Doric Group Defends BBC's Use Of Subtitles In Trawlermen Series - Press & Journal

by ANDREW KELLOCK, Press & Journal

The group which is the guardian of the Doric has backed the BBC's decision to use subtitles in a TV series focusing on the daily trials and tribulations of north-east fishermen.

The Buchan Heritage Society believes the dialect spoken in ports like Fraserburgh and Peterhead - where Trawlermen was filmed - is a language rather than just a regional accent. And they say it should be considered in the same way as Gaelic. Trawlermen follows the lives of the crews of four fishing boats working out of the Blue Toon and is being screened all this week on BBC1.

Last night, retired skipper George Sutherland said the subtitles had not spoiled his enjoyment of the series.

The former chairman of the Scottish White Fish Producers Association and vice-president of the Scottish Fishermen's Federation gave regular interviews to television and radio journalists, often from the deck of his record-breaking Broch-registered vessel Sans Peur. He said: "I never changed the way I spoke but I maybe pronounced my words a bit more clearly and carefully.

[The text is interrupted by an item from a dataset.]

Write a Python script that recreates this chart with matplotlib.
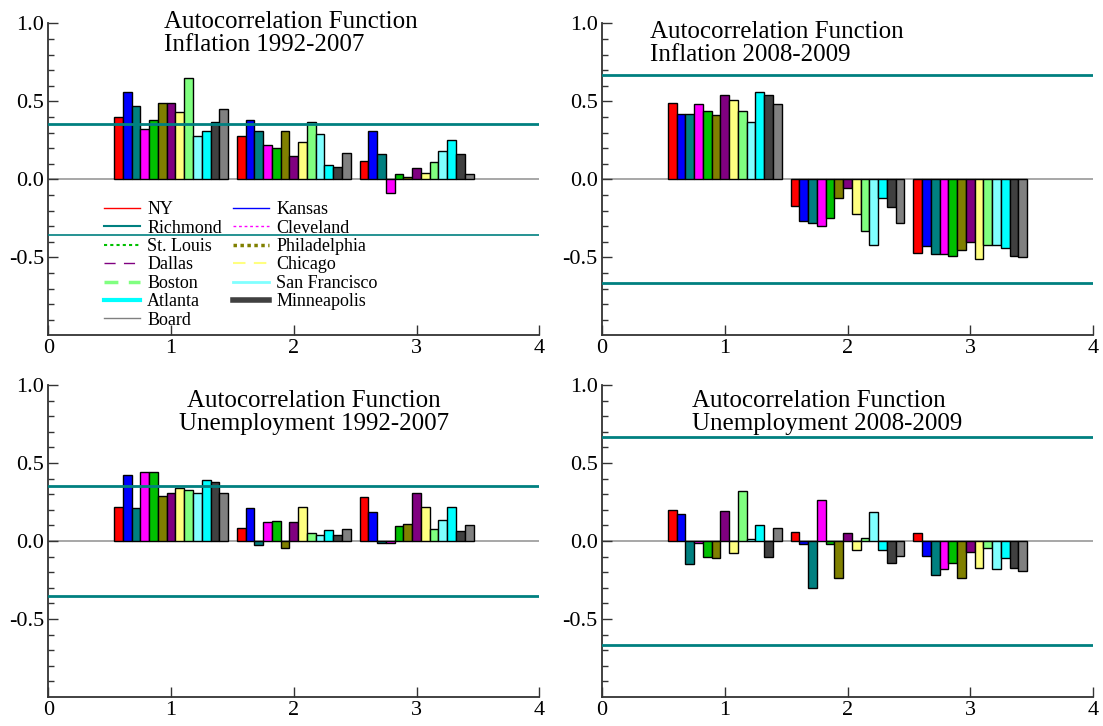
import matplotlib
matplotlib.use("Agg")
import matplotlib.pyplot as plt
from matplotlib.lines import Line2D
from matplotlib.ticker import FixedLocator
import numpy as np

plt.rcParams['font.family'] = ['Liberation Serif', 'DejaVu Serif']

series = ["NY", "Kansas", "Richmond", "Cleveland", "St. Louis", "Philadelphia",
          "Dallas", "Chicago", "Boston", "San Francisco", "Atlanta",
          "Minneapolis", "Board"]
colors = ["#ff0000", "#0000ff", "#008080", "#ff00ff", "#00c000", "#808000",
          "#800080", "#ffff80", "#80ff80", "#80ffff", "#00ffff",
          "#404040", "#808080"]
lags = [1, 2, 3]

# values per lag: rows = lag 1, 2, 3 ; columns follow `series`
infl_92_07 = [
    [0.40, 0.56, 0.47, 0.32, 0.38, 0.49, 0.49, 0.43, 0.65, 0.28, 0.31, 0.37, 0.45],
    [0.28, 0.38, 0.31, 0.22, 0.20, 0.31, 0.15, 0.24, 0.37, 0.29, 0.09, 0.08, 0.17],
    [0.12, 0.31, 0.16, -0.085, 0.036, 0.013, 0.073, 0.038, 0.11, 0.18, 0.25, 0.16, 0.036],
]
infl_08_09 = [
    [0.49, 0.42, 0.42, 0.48, 0.44, 0.41, 0.54, 0.51, 0.44, 0.37, 0.56, 0.54, 0.48],
    [-0.17, -0.27, -0.28, -0.30, -0.25, -0.12, -0.056, -0.22, -0.33, -0.42, -0.12, -0.18, -0.28],
    [-0.47, -0.43, -0.48, -0.48, -0.49, -0.45, -0.40, -0.51, -0.42, -0.42, -0.44, -0.49, -0.50],
]
unemp_92_07 = [
    [0.22, 0.42, 0.21, 0.44, 0.44, 0.29, 0.31, 0.34, 0.33, 0.31, 0.39, 0.38, 0.31],
    [0.085, 0.21, -0.026, 0.12, 0.13, -0.043, 0.12, 0.22, 0.053, 0.038, 0.07, 0.04, 0.074],
    [0.28, 0.185, -0.01, -0.015, 0.098, 0.106, 0.31, 0.215, 0.077, 0.134, 0.217, 0.066, 0.10],
]
unemp_08_09 = [
    [0.20, 0.17, -0.15, -0.011, -0.10, -0.11, 0.19, -0.08, 0.32, 0.013, 0.10, -0.10, 0.085],
    [0.055, -0.021, -0.30, 0.266, -0.017, -0.24, 0.053, -0.06, 0.019, 0.185, -0.055, -0.14, -0.094],
    [0.051, -0.096, -0.22, -0.18, -0.14, -0.24, -0.068, -0.17, -0.045, -0.18, -0.11, -0.17, -0.19],
]
conf_92_07 = 0.354
conf_08_09 = 0.667

panels = [
    (infl_92_07, conf_92_07, "Autocorrelation Function\nInflation 1992-2007"),
    (infl_08_09, conf_08_09, "Autocorrelation Function\nInflation 2008-2009"),
    (unemp_92_07, conf_92_07, "Autocorrelation Function\nUnemployment 1992-2007"),
    (unemp_08_09, conf_08_09, "Autocorrelation Function\nUnemployment 2008-2009"),
]

fig = plt.figure(figsize=(11.03, 7.26), dpi=100)
W, H = 1103, 726
axpos = [
    (48.3, 23.3), (602, 23.3),
    (48.3, 385), (602, 385),
]
title_pos = [(0.94, 1.08, 'left'), (0.39, 1.012, 'left'),
             (2.165, 0.968, 'center'), (0.73, 0.968, 'left')]

bw = 1.0 / 14
n = len(series)
axes = []
for k, (data, conf, title) in enumerate(panels):
    x0, ytop = axpos[k]
    ax = fig.add_axes([x0 / W, 1 - (ytop + 312) / H, 491 / W, 312 / H])
    axes.append(ax)
    ax.axhline(0, color="#a0a0a0", lw=1.3, zorder=1)
    for i in range(n):
        xs = [lag + (i - (n - 1) / 2) * bw for lag in lags]
        vals = [data[j][i] for j in range(len(lags))]
        ax.bar(xs, vals, width=bw, color=colors[i], edgecolor="black",
               linewidth=1.0, zorder=3)
    lw_lo = 1.2 if k == 0 else 2.0
    ax.axhline(conf, color="#008080", lw=2.0, zorder=4)
    ax.axhline(-conf, color="#008080", lw=lw_lo, zorder=4)
    ax.set_xlim(0, 4)
    ax.set_ylim(-1, 1)
    ax.set_xticks([0, 1, 2, 3, 4])
    ax.set_yticks([-0.5, 0.0, 0.5, 1.0])
    ax.set_yticklabels(["-0.5", "0.0", "0.5", "1.0"])
    ax.yaxis.set_minor_locator(FixedLocator(np.arange(-0.9, 1.0, 0.1)))
    ax.tick_params(axis='both', which='major', direction='in', length=7,
                   width=1.0, color="#333333", labelsize=16, pad=3)
    ax.tick_params(axis='y', which='minor', direction='in', length=4.5,
                   width=1.0, color="#333333")
    for s in ("top", "right"):
        ax.spines[s].set_visible(False)
    for s in ("left", "bottom"):
        ax.spines[s].set_color("#333333")
        ax.spines[s].set_linewidth(1.3)
    tx, ty, ha = title_pos[k]
    ax.text(tx, ty, title, ha=ha, va='top', fontsize=18, linespacing=1.05,
            transform=ax.transData, clip_on=False, multialignment=ha)

# legend in first panel
handle_styles = {
    "NY": dict(color="#ff0000", lw=1.0, ls="-"),
    "Richmond": dict(color="#008080", lw=1.5, ls="-"),
    "St. Louis": dict(color="#00c000", lw=1.5, ls=(0, (1.5, 1.5))),
    "Dallas": dict(color="#800080", lw=1.0, ls=(0, (8, 6))),
    "Boston": dict(color="#80ff80", lw=2.5, ls=(0, (4, 3))),
    "Atlanta": dict(color="#00ffff", lw=3.0, ls="-"),
    "Board": dict(color="#808080", lw=1.0, ls="-"),
    "Kansas": dict(color="#0000ff", lw=1.0, ls="-"),
    "Cleveland": dict(color="#ff00ff", lw=1.0, ls=(0, (2, 2))),
    "Philadelphia": dict(color="#808000", lw=2.5, ls=(0, (1, 1))),
    "Chicago": dict(color="#ffff80", lw=1.5, ls=(0, (6, 4))),
    "San Francisco": dict(color="#80ffff", lw=2.0, ls="-"),
    "Minneapolis": dict(color="#404040", lw=4.0, ls="-"),
}
order = ["NY", "Richmond", "St. Louis", "Dallas", "Boston", "Atlanta", "Board",
         "Kansas", "Cleveland", "Philadelphia", "Chicago", "San Francisco", "Minneapolis"]
handles = [Line2D([0], [0], **handle_styles[s]) for s in order]
axes[0].legend(handles, order, ncol=2, loc='upper left',
               bbox_to_anchor=(0.113, 0.43), frameon=False, fontsize=13,
               borderpad=0, borderaxespad=0, labelspacing=0.08,
               handlelength=2.0, handletextpad=0.4, columnspacing=0.6)

fig.savefig("out.png", dpi=100)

"I don't think there would have been much point in me trying to get the industry's message across if nobody could understand what I was saying.

"The programme has been very good, one of the best made about the fishing industry."

Marlene Lowe, secretary of the Buchan Heritage Society, said: "The Doric is a language, on a par with Gaelic, and if a programme is being shown all over the UK the subtitles are a must really."

John Buchan, skipper of the Peterhead-registered Fairline, said: "If you sit down to watch a Gaelic programme, you're not going to be able to follow it without the subtitles, unless you speak the language and it's the same with the Doric."

Banff and Buchan MSP Stewart Stevenson said Trawlermen, which is being screened across Britain, had provided a good insight into the difficulties fishermen face in what is the country's most dangerous profession. He said he had been "mildly irritated" by the part use of subtitles, and he quipped: "I look forward to the day when EastEnders is given similar treatment."

The penultimate and last episodes of Trawlermen are being shown this evening and tomorrow.